The 31-hour runtime is substantial even by audiobook standards, and the content reflects genuine depth of coverage across both exam cores. Listeners should approach this as a sustained study resource rather than casual listening, and plan to engage with it in structured sessions rather than as background audio.
The Narration
Brennan Koenigsreuter delivers 31 hours of technical content with commendable consistency. Certification study material is among the most demanding narration work in nonfiction audio. The content does not carry its own narrative momentum, and the narrator must supply whatever energy keeps a listener engaged through explanations of USB standards and BIOS configuration. Koenigsreuter handles this steadily. The pace is measured rather than brisk, which benefits retention even if it occasionally tests patience in the less complex sections. Technical vocabulary is handled with confidence and clarity, and the organisation of material into clearly distinguished sections helps listeners navigate the substantial runtime.
What Readers Say
No listener reviews are available on Audible UK at the time of writing. The lack of any rating is not unusual for a specialised study guide in a niche certification category, and should not be read as a quality signal in either direction.

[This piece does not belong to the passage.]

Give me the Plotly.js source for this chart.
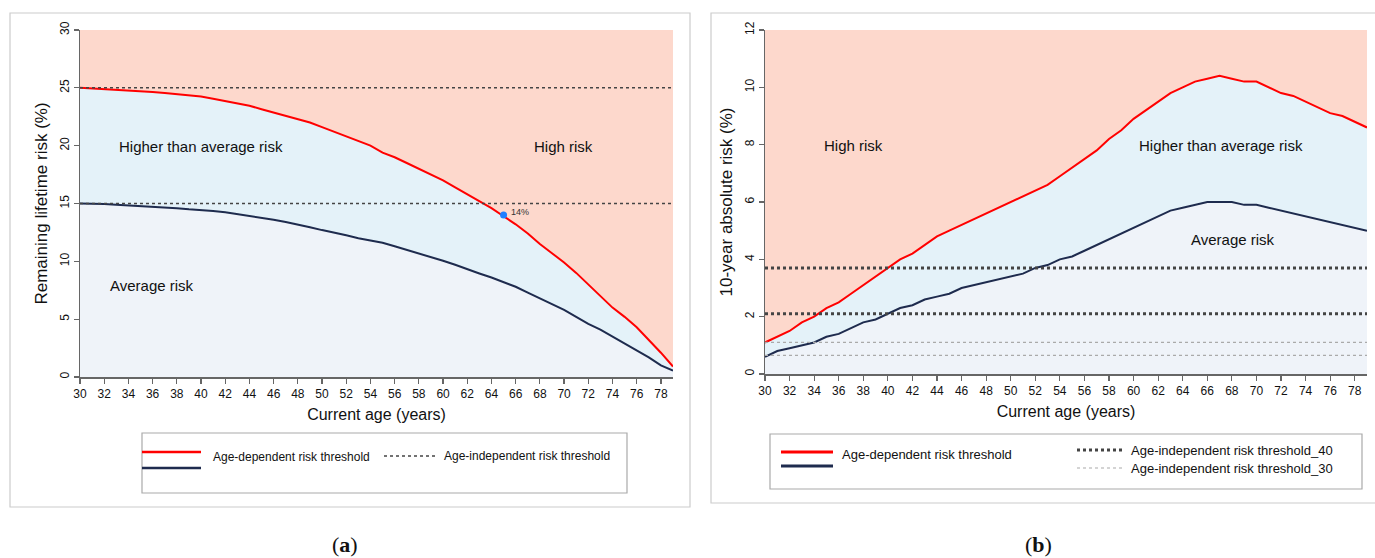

Listeners would be well advised to sample the first chapter to assess whether the delivery and pacing suit their study approach before committing to a resource of this length. For listeners who find that audio reinforcement works for technical content, this is a well-structured option in a market where quality varies considerably.
Who Should Listen?
Specifically recommended for IT career changers, school leavers preparing for their first technical certification, and anyone who finds that audio learning complements rather than replaces their existing study approach. This is not a substitute for hands-on practical work, which CompTIA A+ requires in any case, nor does it replace practice exam questions. It works best as a complement to those methods, providing conceptual and definitional content in a format that can be absorbed during daily life rather than requiring dedicated desk time. If your learning style favours visual materials or interactive practice tests above all else, this may not be the right format regardless of the content quality. For the right learner in the right study context, however, 31 hours of structured audio preparation is a serious resource.